I'm implementing an A-Buffer in Metal for Mac, and it is almost working -- except that I am seeing shimmering glitches wherever triangles overlap. It seems like the buffers involved may not be updating at the correct times. But I don't know what could cause it. Here's a picture -- the 'corrupted' area changes every frame but is always where the two colors overlap.
I won't explain the whole A-Buffer operation, but it involves binding three buffers to the shader: one is very large (172MB, although only a small part of it is written to for this example). There is also a "texture" of integers and a single integer atomic counter.
The rendering is done in two passes -- the first pass creates a linked-list of pixel fragments for every visible rendered pixel location:
// the uint return goes into the start index buffer, our 'image'. The FragLinkBuffer stores the data
fragment uint stroke_abuffer_fragment(VertexIn interpolated [[stage_in]],
const device uint& color [[ buffer(0) ]],
device FragLink* LinkBuffer [[ buffer(1) ]],
device atomic_uint &counter[[buffer(2)]],
texture2d<uint> StartTexture [[ texture(0) ]]) {
constexpr sampler Sampler(coord::pixel,filter::nearest);
// get old start position for this pixel from from start buffer
uint value = atomic_fetch_add_explicit(&counter, 1, memory_order_relaxed);
// store pointer to this position in the start buffer
int oldStart = StartTexture.sample(Sampler, interpolated.position.xy).x;
// store fragment information in link buffer
FragLink F;
F.color = color;
F.depth = interpolated.position.z;
F.next = oldStart;
LinkBuffer[value] = F;
// return pointer to new start for this fragment, which will be stored back to the StartTexture
return value;
}
The second pass sorts and blends the fragments at each pixel.
#define MAX_PIXELS 16
fragment float4 stroke_abuffer_fragment_composite(CompositeVertexOut interpolated [[stage_in]],
device FragLink* LinkBuffer [[ buffer(0) ]],
texture2d<uint> StartTexture [[ texture(0) ]]) {
pixel SortedPixels[MAX_PIXELS];
int numPixels = 0;
constexpr sampler Sampler(coord::pixel,filter::nearest);
FragLink F;
pixel P;
uint index = StartTexture.sample(Sampler, interpolated.position.xy).x;
if (index == 0)
discard_fragment();
float4 finalColor = float4(0.0);
// grab all the linked fragments for this pixel
while (index != 0) {
F = LinkBuffer[index];
P.color = F.color;
P.depth = F.depth;
SortedPixels[numPixels++] = P;
index = (numPixels >= MAX_PIXELS) ? 0 : F.next;
}
// now sort them by depth
for (int j = 1; j < numPixels; ++j) {
pixel key = SortedPixels[j];
int i = j - 1;
while (i >= 0 && SortedPixels[i].depth <= key.depth)
{
SortedPixels[i+1] = SortedPixels[i];
--i;
}
SortedPixels[i+1] = key;
}
// blend them in order
for (int k = 0; k < numPixels; k++) {
uint color = SortedPixels[k].color;
float red = ((color>>24)&255)/255.0;
float green = ((color>>16)&255)/255.0;
float blue = ((color>>8)&255)/255.0;
float alpha = ((color)&255)/255.0;
//red = 1.0; green = 0.0; blue = 0.0; alpha = 0.25;
finalColor.xyz = mix(finalColor.xyz, float3(red,green,blue), alpha);
finalColor.w = alpha;
}
return finalColor;
}
I'm just wondering what might be the cause of this behavior. If I check the values of the buffers at each frame, by blitting their contents back to CPU memory and printing values, they are changing every frame, when they should be the same.

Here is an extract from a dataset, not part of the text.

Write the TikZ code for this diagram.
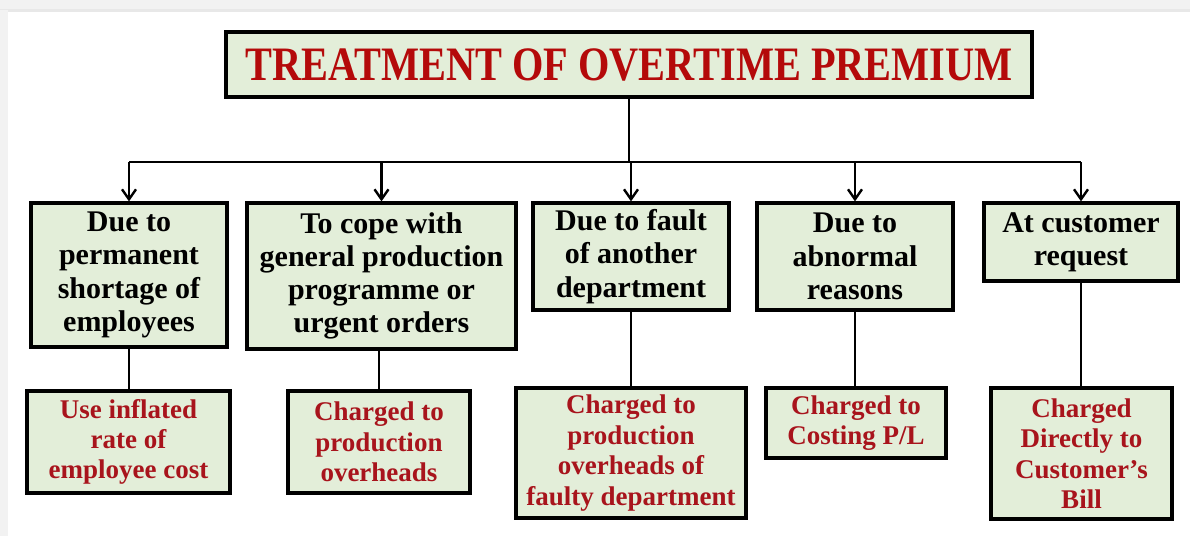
\documentclass[tikz,border=0pt]{standalone}
\usepackage{fontspec}
\setmainfont{Liberation Serif}
\newfontfamily\titlefont[FakeStretch=0.84]{Liberation Serif}
\usetikzlibrary{arrows.meta}
\definecolor{boxfill}{HTML}{E3EED9}
\definecolor{titlered}{HTML}{B40A0A}
\definecolor{lowred}{HTML}{A8141C}
\begin{document}
\begin{tikzpicture}[x=0.5pt,y=-0.5pt,
  box/.style={draw=black,line width=1.6pt,fill=boxfill,inner sep=0pt,align=center,font=\bfseries\fontsize{15}{16.6}\selectfont},
  outbox/.style={box,text=lowred,font=\bfseries\fontsize{13.5}{15.2}\selectfont},
  conn/.style={line width=1.4pt},
  arr/.style={conn,-{Straight Barb[length=5pt,width=7pt,line width=1.2pt]}}]
\useasboundingbox (0,0) rectangle (1190,536);
\fill[white] (0,0) rectangle (1190,536);
\fill[black!5] (0,0) rectangle (1190,10);
\fill[black!9] (0,9) rectangle (1190,12);
\fill[black!5] (0,10) rectangle (8,536);
% title
\node[box,minimum width=403pt,minimum height=32.5pt,text=titlered,font=\titlefont\bfseries\fontsize{24}{28}\selectfont] (title) at (629,64.5) {TREATMENT OF OVERTIME PREMIUM};
% causes
\node[box,minimum width=98pt,minimum height=72pt] (c1) at (129,275) {Due to\\permanent\\shortage of\\employees};
\node[box,minimum width=134.5pt,minimum height=73pt] (c2) at (381.5,276) {To cope with\\general production\\programme or\\urgent orders};
\node[box,minimum width=98pt,minimum height=53.5pt] (c3) at (631,256.5) {Due to fault\\of another\\department};
\node[box,minimum width=98pt,minimum height=53.5pt] (c4) at (855,256.5) {Due to\\abnormal\\reasons};
\node[box,minimum width=97pt,minimum height=39pt] (c5) at (1081,242) {At customer\\request};
% treatments
\node[outbox,minimum width=101.5pt,minimum height=51pt] (t1) at (128.5,442) {Use inflated\\rate of\\employee cost};
\node[outbox,minimum width=91pt,minimum height=51pt] (t2) at (379,442) {Charged to\\production\\overheads};
\node[outbox,minimum width=115pt,minimum height=65pt] (t3) at (631,453) {Charged to\\production\\overheads of\\faulty department};
\node[outbox,minimum width=90pt,minimum height=35pt] (t4) at (856,423) {Charged to\\Costing P/L};
\node[outbox,minimum width=90.5pt,minimum height=65.5pt] (t5) at (1081.5,453.5) {Charged\\Directly to\\Customer's\\Bill};
% connectors
\coordinate (bus) at (0,162);
\draw[conn] (title.south) -- (title.south |- bus);
\draw[conn] (c1.north |- bus) -- (c5.north |- bus);
\foreach \n in {c1,c2,c3,c4,c5} \draw[arr] (\n.north |- bus) -- (\n.north);
\draw[conn] (c1.south) -- (c1.south |- t1.north);
\draw[conn] (t2.north |- c2.south) -- (t2.north);
\draw[conn] (c3.south) -- (c3.south |- t3.north);
\draw[conn] (c4.south) -- (c4.south |- t4.north);
\draw[conn] (c5.south) -- (c5.south |- t5.north);
\end{tikzpicture}
\end{document}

The results are the same whether or not I call commandBuffer.waitUntilCompleted() after each frame's call to commandBuffer.commit(). By calling waitUntilCompleted, shouldn't I eliminate any issues relating to one frame's use of the buffer while the next frame is also trying to access it? (Because I thought perhaps I would need to triple buffer that 172MB buffer which would be horrible.)
I'm doing the entire render -- the initial blit to reset the counter, the first rendering pass, and then the second rendering pass, all as one commandBuffer call. Would that be a problem? In other words, do I need to actually commit the first rendering pass, wait for it to complete, and then initiate the second? (EDIT: I tried this and it did not change anything)
The original technique I am porting (https://www.slideshare.net/hgruen/oit-and-indirect-illumination-using-dx11-linked-lists) does not use OpenGL blending in the second stage -- they bind the background as a texture buffer and blend it in manually along with the pixel fragments, then return the complete result. I just decided to skip this and blend my final combined fragment color with the background using normal 'over' blending. But I don't see why this would cause the problem I'm having. I will try it their way just in case...
I greatly appreciate any ideas about what would cause this! Thanks
. . .
UPDATE: Following the conversation in the comments I've updated the shaders to use an atomic buffer instead of a texture, but am now getting "Execution of the command buffer was aborted due to an error during execution. Internal Error (IOAF code 1)":
fragment void stroke_abuffer_fragment(VertexIn interpolated [[stage_in]],
const device uint& color [[ buffer(0) ]],
constant Uniforms& uniforms [[ buffer(1) ]],
device FragLink* LinkBuffer [[ buffer(3) ]],
device atomic_uint &counter[[buffer(2)]],
device atomic_uint *StartBuffer[[buffer(4)]]
) {
uint pos = int(interpolated.position.x)+int(interpolated.position.y)*uniforms.displaySize[0];
// get counter value -- the index to next spot in link buffer
uint value = atomic_fetch_add_explicit(&counter, 1, memory_order_relaxed);
value += 1;
// store fragment information in link buffer
FragLink F;
F.color = color;
F.depth = interpolated.position.z;
F.next = atomic_exchange_explicit(&StartBuffer[pos], value, memory_order_relaxed);
LinkBuffer[value] = F;
}